__Task directions__: Copy out all of the material exactly as presented.
______________________________
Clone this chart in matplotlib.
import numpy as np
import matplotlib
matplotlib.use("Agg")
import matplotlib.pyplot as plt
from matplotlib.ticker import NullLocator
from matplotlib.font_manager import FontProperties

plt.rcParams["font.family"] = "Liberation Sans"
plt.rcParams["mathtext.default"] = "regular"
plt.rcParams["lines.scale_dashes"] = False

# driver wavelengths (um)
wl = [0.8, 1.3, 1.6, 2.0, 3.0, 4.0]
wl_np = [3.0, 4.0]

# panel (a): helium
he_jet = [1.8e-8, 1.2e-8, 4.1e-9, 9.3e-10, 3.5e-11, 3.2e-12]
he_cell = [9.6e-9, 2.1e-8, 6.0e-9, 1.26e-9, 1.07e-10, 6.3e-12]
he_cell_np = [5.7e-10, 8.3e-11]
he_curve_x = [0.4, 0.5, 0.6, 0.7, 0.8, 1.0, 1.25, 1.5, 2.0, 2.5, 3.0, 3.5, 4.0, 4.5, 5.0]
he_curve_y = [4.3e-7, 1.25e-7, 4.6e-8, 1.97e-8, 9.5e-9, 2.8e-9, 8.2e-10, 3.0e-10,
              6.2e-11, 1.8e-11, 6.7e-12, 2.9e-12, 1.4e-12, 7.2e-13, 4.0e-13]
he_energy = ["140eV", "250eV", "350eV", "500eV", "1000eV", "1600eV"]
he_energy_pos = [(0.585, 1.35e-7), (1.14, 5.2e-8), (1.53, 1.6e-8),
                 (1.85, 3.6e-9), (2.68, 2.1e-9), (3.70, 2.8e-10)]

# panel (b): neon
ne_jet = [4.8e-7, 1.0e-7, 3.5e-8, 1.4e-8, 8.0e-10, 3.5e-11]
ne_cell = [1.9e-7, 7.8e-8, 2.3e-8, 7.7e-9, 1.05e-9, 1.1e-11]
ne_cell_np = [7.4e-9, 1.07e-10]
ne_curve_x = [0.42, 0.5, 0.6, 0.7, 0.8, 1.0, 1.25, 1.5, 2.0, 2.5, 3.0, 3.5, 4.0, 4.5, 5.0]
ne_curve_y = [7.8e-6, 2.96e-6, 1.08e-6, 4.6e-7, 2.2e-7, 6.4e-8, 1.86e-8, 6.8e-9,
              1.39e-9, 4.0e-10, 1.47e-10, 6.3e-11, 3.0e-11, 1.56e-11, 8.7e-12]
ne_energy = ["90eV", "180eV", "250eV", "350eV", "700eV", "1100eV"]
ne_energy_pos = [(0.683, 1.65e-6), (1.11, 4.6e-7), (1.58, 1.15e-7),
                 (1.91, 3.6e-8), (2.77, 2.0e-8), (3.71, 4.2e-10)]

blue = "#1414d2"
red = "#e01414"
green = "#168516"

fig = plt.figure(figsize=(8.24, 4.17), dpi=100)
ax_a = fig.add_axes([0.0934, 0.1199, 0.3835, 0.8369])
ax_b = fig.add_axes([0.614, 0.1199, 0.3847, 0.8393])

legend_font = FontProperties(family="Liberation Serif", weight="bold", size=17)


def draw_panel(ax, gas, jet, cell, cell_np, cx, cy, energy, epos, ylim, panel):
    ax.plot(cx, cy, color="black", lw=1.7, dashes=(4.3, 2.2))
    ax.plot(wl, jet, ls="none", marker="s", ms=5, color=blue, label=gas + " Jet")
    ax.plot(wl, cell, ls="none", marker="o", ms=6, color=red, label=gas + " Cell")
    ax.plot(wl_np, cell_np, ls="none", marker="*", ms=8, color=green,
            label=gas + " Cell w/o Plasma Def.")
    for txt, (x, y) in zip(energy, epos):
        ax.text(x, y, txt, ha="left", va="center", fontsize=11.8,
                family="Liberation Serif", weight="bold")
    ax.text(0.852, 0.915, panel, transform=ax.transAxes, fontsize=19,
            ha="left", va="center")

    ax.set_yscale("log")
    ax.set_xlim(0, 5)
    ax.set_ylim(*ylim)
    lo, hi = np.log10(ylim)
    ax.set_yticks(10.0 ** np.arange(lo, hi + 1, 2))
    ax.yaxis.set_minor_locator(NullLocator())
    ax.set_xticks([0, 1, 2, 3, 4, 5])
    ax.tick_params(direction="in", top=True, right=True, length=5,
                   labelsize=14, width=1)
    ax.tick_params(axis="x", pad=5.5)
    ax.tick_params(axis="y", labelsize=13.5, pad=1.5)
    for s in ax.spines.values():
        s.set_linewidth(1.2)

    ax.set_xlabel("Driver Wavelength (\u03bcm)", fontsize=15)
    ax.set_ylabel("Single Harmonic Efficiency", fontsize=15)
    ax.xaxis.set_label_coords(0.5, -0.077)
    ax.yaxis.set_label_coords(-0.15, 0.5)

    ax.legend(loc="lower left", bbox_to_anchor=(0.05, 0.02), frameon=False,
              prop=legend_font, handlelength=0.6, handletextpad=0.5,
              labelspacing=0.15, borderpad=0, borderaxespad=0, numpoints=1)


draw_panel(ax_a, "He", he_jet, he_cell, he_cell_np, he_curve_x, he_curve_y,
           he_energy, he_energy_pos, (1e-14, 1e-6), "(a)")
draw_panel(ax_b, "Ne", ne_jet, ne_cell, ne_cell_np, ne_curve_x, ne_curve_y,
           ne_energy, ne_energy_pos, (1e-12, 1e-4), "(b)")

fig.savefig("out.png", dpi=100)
______________________________
__Completed task__:
Clone this chart in matplotlib.
import numpy as np
import matplotlib
matplotlib.use("Agg")
import matplotlib.pyplot as plt
from matplotlib.ticker import NullLocator
from matplotlib.font_manager import FontProperties

plt.rcParams["font.family"] = "Liberation Sans"
plt.rcParams["mathtext.default"] = "regular"
plt.rcParams["lines.scale_dashes"] = False

# driver wavelengths (um)
wl = [0.8, 1.3, 1.6, 2.0, 3.0, 4.0]
wl_np = [3.0, 4.0]

# panel (a): helium
he_jet = [1.8e-8, 1.2e-8, 4.1e-9, 9.3e-10, 3.5e-11, 3.2e-12]
he_cell = [9.6e-9, 2.1e-8, 6.0e-9, 1.26e-9, 1.07e-10, 6.3e-12]
he_cell_np = [5.7e-10, 8.3e-11]
he_curve_x = [0.4, 0.5, 0.6, 0.7, 0.8, 1.0, 1.25, 1.5, 2.0, 2.5, 3.0, 3.5, 4.0, 4.5, 5.0]
he_curve_y = [4.3e-7, 1.25e-7, 4.6e-8, 1.97e-8, 9.5e-9, 2.8e-9, 8.2e-10, 3.0e-10,
              6.2e-11, 1.8e-11, 6.7e-12, 2.9e-12, 1.4e-12, 7.2e-13, 4.0e-13]
he_energy = ["140eV", "250eV", "350eV", "500eV", "1000eV", "1600eV"]
he_energy_pos = [(0.585, 1.35e-7), (1.14, 5.2e-8), (1.53, 1.6e-8),
                 (1.85, 3.6e-9), (2.68, 2.1e-9), (3.70, 2.8e-10)]

# panel (b): neon
ne_jet = [4.8e-7, 1.0e-7, 3.5e-8, 1.4e-8, 8.0e-10, 3.5e-11]
ne_cell = [1.9e-7, 7.8e-8, 2.3e-8, 7.7e-9, 1.05e-9, 1.1e-11]
ne_cell_np = [7.4e-9, 1.07e-10]
ne_curve_x = [0.42, 0.5, 0.6, 0.7, 0.8, 1.0, 1.25, 1.5, 2.0, 2.5, 3.0, 3.5, 4.0, 4.5, 5.0]
ne_curve_y = [7.8e-6, 2.96e-6, 1.08e-6, 4.6e-7, 2.2e-7, 6.4e-8, 1.86e-8, 6.8e-9,
              1.39e-9, 4.0e-10, 1.47e-10, 6.3e-11, 3.0e-11, 1.56e-11, 8.7e-12]
ne_energy = ["90eV", "180eV", "250eV", "350eV", "700eV", "1100eV"]
ne_energy_pos = [(0.683, 1.65e-6), (1.11, 4.6e-7), (1.58, 1.15e-7),
                 (1.91, 3.6e-8), (2.77, 2.0e-8), (3.71, 4.2e-10)]

blue = "#1414d2"
red = "#e01414"
green = "#168516"

fig = plt.figure(figsize=(8.24, 4.17), dpi=100)
ax_a = fig.add_axes([0.0934, 0.1199, 0.3835, 0.8369])
ax_b = fig.add_axes([0.614, 0.1199, 0.3847, 0.8393])

legend_font = FontProperties(family="Liberation Serif", weight="bold", size=17)


def draw_panel(ax, gas, jet, cell, cell_np, cx, cy, energy, epos, ylim, panel):
    ax.plot(cx, cy, color="black", lw=1.7, dashes=(4.3, 2.2))
    ax.plot(wl, jet, ls="none", marker="s", ms=5, color=blue, label=gas + " Jet")
    ax.plot(wl, cell, ls="none", marker="o", ms=6, color=red, label=gas + " Cell")
    ax.plot(wl_np, cell_np, ls="none", marker="*", ms=8, color=green,
            label=gas + " Cell w/o Plasma Def.")
    for txt, (x, y) in zip(energy, epos):
        ax.text(x, y, txt, ha="left", va="center", fontsize=11.8,
                family="Liberation Serif", weight="bold")
    ax.text(0.852, 0.915, panel, transform=ax.transAxes, fontsize=19,
            ha="left", va="center")

    ax.set_yscale("log")
    ax.set_xlim(0, 5)
    ax.set_ylim(*ylim)
    lo, hi = np.log10(ylim)
    ax.set_yticks(10.0 ** np.arange(lo, hi + 1, 2))
    ax.yaxis.set_minor_locator(NullLocator())
    ax.set_xticks([0, 1, 2, 3, 4, 5])
    ax.tick_params(direction="in", top=True, right=True, length=5,
                   labelsize=14, width=1)
    ax.tick_params(axis="x", pad=5.5)
    ax.tick_params(axis="y", labelsize=13.5, pad=1.5)
    for s in ax.spines.values():
        s.set_linewidth(1.2)

    ax.set_xlabel("Driver Wavelength (\u03bcm)", fontsize=15)
    ax.set_ylabel("Single Harmonic Efficiency", fontsize=15)
    ax.xaxis.set_label_coords(0.5, -0.077)
    ax.yaxis.set_label_coords(-0.15, 0.5)

    ax.legend(loc="lower left", bbox_to_anchor=(0.05, 0.02), frameon=False,
              prop=legend_font, handlelength=0.6, handletextpad=0.5,
              labelspacing=0.15, borderpad=0, borderaxespad=0, numpoints=1)


draw_panel(ax_a, "He", he_jet, he_cell, he_cell_np, he_curve_x, he_curve_y,
           he_energy, he_energy_pos, (1e-14, 1e-6), "(a)")
draw_panel(ax_b, "Ne", ne_jet, ne_cell, ne_cell_np, ne_curve_x, ne_curve_y,
           ne_energy, ne_energy_pos, (1e-12, 1e-4), "(b)")

fig.savefig("out.png", dpi=100)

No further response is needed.